Mark Cannizzaro

Mark Cannizzaro

NFL

Dolphins must do everything to pick Tua Tagovailoa in NFL draft

In exactly a month, the 2020 NFL Draft will commence, with league commissioner Roger Goodell announcing which team LSU quarterback Joe Burrow goes to as the No. 1 overall pick — whether that’s to the team currently on the clock, the Bengals, or one that trades up to get him.

Once Burrow is drafted, let the questions begin — more questions than perhaps any NFL draft in memory has presented teams in need of talent.

In a perfect world with the least possible number of variables, the NFL draft is the sports world’s largest crapshoot. There’s no such a thing as sure thing in the draft — even in the most perfect of worlds.

We, of course, are not living in a perfect world, with the spread of the coronavirus creating chaos across the country.

The part of the chaos that affects the lead-up to the draft is how the state the country is in prevents teams from bringing prospective draftees into their facilities for interviews, physicals and workouts.

This considerably muddies the waters as it relates to the most intriguing player in the draft, Alabama quarterback Tua Tagovailoa, whose injury history threatens to overshadow the dynamic talent he is.

Before the 2019 college football season, Tagovailoa was the consensus No. 1 pick for 2020 among draft experts.

Then, in November, he suffered a dislocated and fractured hip that required surgery, wrecked his final collegiate season and left his NFL career in doubt because he’s still in recovery.

The hip injury was merely the latest and most serious injury he’s suffered. There was the ankle injury in October that required surgery, the ankle injury in December 2018 that also required surgery, and in October and November 2018, he suffered knee and quad injuries. Before that, he fractured the index finger on his throwing hand in March 2018.

Those are a lot of red flags for a player whose talent is tantalizing enough for a team to think seriously about mortgaging its future on him as its franchise quarterback.

But with teams unable to have Tagovailoa in for a pre-draft up-close-and-personal visit to assess exactly where his recovery stands from that November hip injury, those flags are a brighter red.

Before the 2019 NFL season began, the Dolphins were considered the weak links of the league and a tanking campaign was created and embraced by fans and Miami media.
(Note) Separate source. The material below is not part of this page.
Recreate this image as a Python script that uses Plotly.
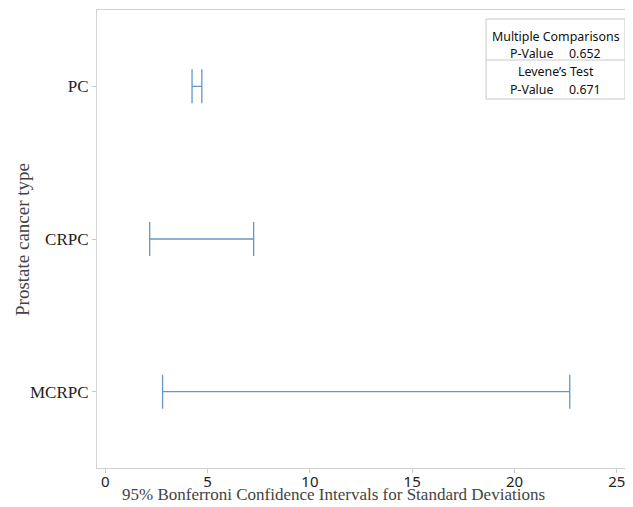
import plotly.graph_objects as go

categories = ["MCRPC", "CRPC", "PC"]
lower = [2.80, 2.17, 4.24]
upper = [22.70, 7.25, 4.72]
x_ticks = [0, 5, 10, 15, 20, 25]
box_rows = [("Multiple Comparisons", None), ("P-Value", "0.652"), ("Levene\u2019s Test", None), ("P-Value", "0.671")]
x_title = "95% Bonferroni Confidence Intervals for Standard Deviations"
y_title = "Prostate cancer type"

# the page body has an 8px margin, so the figure is drawn 8px in from the window corner
OFF = 8
W, H = 633 - OFF, 507 - OFF
# plot area in window pixels
L, R, T, B = 97, 625, 10, 468
def px(x):
    return (x - L) / (R - L)
def py(y):
    return (B - y) / (B - T)

center = [(a + b) / 2 for a, b in zip(lower, upper)]
plus = [u - c for u, c in zip(upper, center)]
minus = [c - l for c, l in zip(center, lower)]

line_color = "#6796c4"
fig = go.Figure()
fig.add_trace(go.Scatter(
    x=center, y=categories, mode="markers",
    marker=dict(size=1, opacity=0),
    error_x=dict(type="data", symmetric=False, array=plus, arrayminus=minus,
                 width=17, thickness=1.3, color=line_color),
    showlegend=False, hoverinfo="skip",
))

serif = "Liberation Serif, Times New Roman, serif"
sans = "Noto Sans, Open Sans, sans-serif"

fig.update_layout(
    width=W, height=H,
    margin=dict(l=L - OFF, r=633 - R, t=T - OFF, b=507 - B, pad=0, autoexpand=False),
    paper_bgcolor="white", plot_bgcolor="white",
    xaxis=dict(range=[-0.405, 25.4], tickvals=x_ticks, showgrid=False, zeroline=False,
               automargin=False,
               showline=True, linecolor="#d3d3d3", linewidth=1, mirror=True,
               ticks="outside", ticklen=4, tickcolor="#c8c8c8", ticklabelstandoff=-4,
               tickfont=dict(family=sans, size=15, color="#222222")),
    yaxis=dict(type="category", categoryorder="array", categoryarray=categories,
               range=[-0.5, 2.5], showgrid=False, zeroline=False, automargin=False,
               showline=True, linecolor="#d3d3d3", linewidth=1, mirror=True,
               ticks="outside", ticklen=4, tickcolor="#c8c8c8",
               tickfont=dict(family=serif, size=17, color="#222222")),
)

fig.add_annotation(x=px(333), y=py(494), xref="paper", yref="paper", text=x_title, showarrow=False,
                   xanchor="center", yanchor="middle", font=dict(family=serif, size=17, color="#444444"))
fig.add_annotation(x=px(23), y=py(240), xref="paper", yref="paper", text=y_title, showarrow=False,
                   textangle=-90, xanchor="center", yanchor="middle",
                   font=dict(family=serif, size=19, color="#444444"))

# stats box
bx0, bx1, by0, by1, bsep = 486, 625, 99, 19, 60
fig.add_shape(type="rect", xref="paper", yref="paper", x0=px(bx0), x1=px(bx1), y0=py(by0), y1=py(by1),
              line=dict(color="#c8c8c8", width=1), fillcolor="white", layer="above")
fig.add_shape(type="line", xref="paper", yref="paper", x0=px(bx0), x1=px(bx1), y0=py(bsep), y1=py(bsep),
              line=dict(color="#c8c8c8", width=1))
row_y = [36, 53, 71, 89]
fs = 12.4
for (label, val), yy in zip(box_rows, row_y):
    if val is None:
        fig.add_annotation(x=px(556), y=py(yy), xref="paper", yref="paper", text=label, showarrow=False,
                           xanchor="center", yanchor="middle", font=dict(family=sans, size=fs, color="#111111"))
    else:
        fig.add_annotation(x=px(531.5), y=py(yy), xref="paper", yref="paper", text=label, showarrow=False,
                           xanchor="center", yanchor="middle", font=dict(family=sans, size=fs, color="#111111"))
        fig.add_annotation(x=px(584.5), y=py(yy), xref="paper", yref="paper", text=val, showarrow=False,
                           xanchor="center", yanchor="middle", font=dict(family=sans, size=fs, color="#111111"))

fig.write_html("out.html")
It even became a hashtag: #TankForTua.

Tua Tagovailoa
Tua TagovailoaAP

The Dolphins, thanks to an exemplary coaching job by Brian Flores in his first year, didn’t follow the script and played well enough to fall to the No. 5 overall pick in the draft, not the first.

Burrow’s emergence in LSU’s national championship season — not to mention his good health — has elevated him to what seems to be the no-brainer No. 1 overall pick.

Tagovailoa?

He’s the wild card of the draft. He could end up as the best player in it or his NFL career may never get out of first gear because he continues to get injured. No player in this draft has a wider, more dramatic boom-or-bust gap.

In the lead-up to the 2017 draft, I implored the Jets (in a column) to pick Deshaun Watson despite the fact that he’d torn the ACL in his left knee and was a risk because of his injury history and the fact that one of his best assets was his mobility.

The point of the argument was that a team like that Jets, in desperate need of finding a franchise quarterback for decades, needs to stick its neck out and take a chance on a player who might be generational.

Watson was the Tagovailoa of that 2017 draft. The Jets passed on Watson with the sixth-overall pick and selected safety Jamal Adams, who’s become a terrific player. Watson went 12th overall and has been the face of the Texans since.

The Dolphins, who haven’t had a franchise quarterback since Dan Marino, failed on their tank job. But they can still make it right with Tagovailoa, because they have the draft capital to trade up and make it happen with three picks in the first round (Nos. 5, 18 and 26).

They should follow the advice the Jets never took from me in 2017 and draft Tagovailoa. Let him learn behind veteran Ryan Fitzpatrick for a year while he becomes healthier and stronger and then hand him the keys to the franchise in 2021.

The Texans took a chance on Watson in 2017 and, after he suffered a torn right ACL that wrecked his rookie year just six games into it, he’s led Houston to the playoffs the past two seasons, compiling a 21-11 record throwing 52 TDs and only 21 INTs in that span.

In 32 college games, Tagovailoa completed 69.3 percent of his passes for 7,442 yards with 87 TDs and only 11 INTs. His character is impeccable, so there’s no concern of any off-field issues.

That all adds up to this: #DoItDolphins.